The team led by Professor Johan Martens from the Centre for Surface Chemistry and Catalysis, part of the bio-engineering faculty of KU Leuven, is now at the stage of beginning a field project. The panel looks like an ordinary solar panel, to which the team have attached a flask of water, VRT reports so that the hydrogen bubbles can be seen.
“This is, in fact, a unique combination of physics and chemistry,” Prof Martens explained to the VRT, who were allowed to see the panel in action. “In the beginning, we had a yield of 0.1%, and really had to search for the hydrogen molecules. Nowadays you can see them bubbling up to the top. That's the result of ten years of work, constant improvement, looking for solutions. That's how you finally achieve something that works.”

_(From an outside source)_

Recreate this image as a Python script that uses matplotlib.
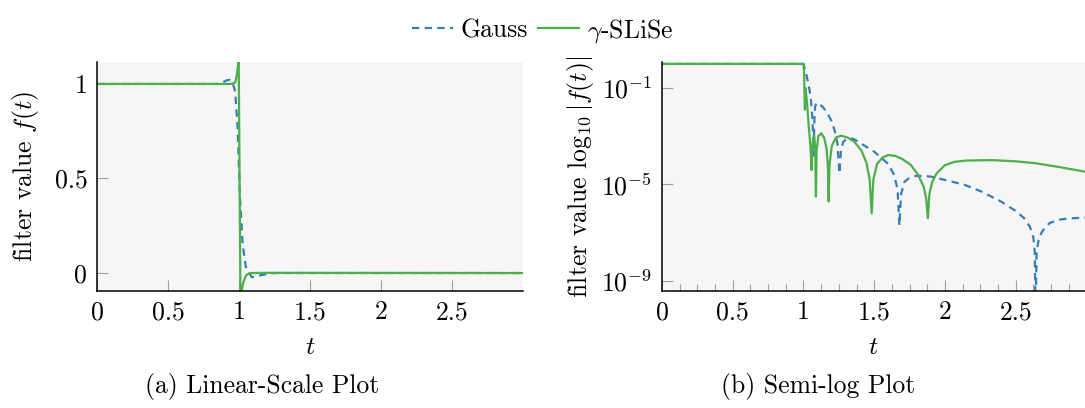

Even before the KU Leuven breakthrough, Belgium was a world player in hydrogen energy, boasting the world's largest H2 network made of 600km of underground piping. The drawback at present, however, is that the hydrogen in question is produced by the cracking of hydrocarbon molecules derived from fossil fuels. The area around the Port of Antwerp is a European centre, from where the “grey” hydrogen is circulated and shared with industries in Belgium, France and the Netherlands.
If Prof. Martens and his team succeed in making H2 production feasible on a large scale, Belgium will be able to produce clean energy from a clean source. “If this really works, then our demand for energy will be for the most part satisfied,” commented Johan Danen of Groen.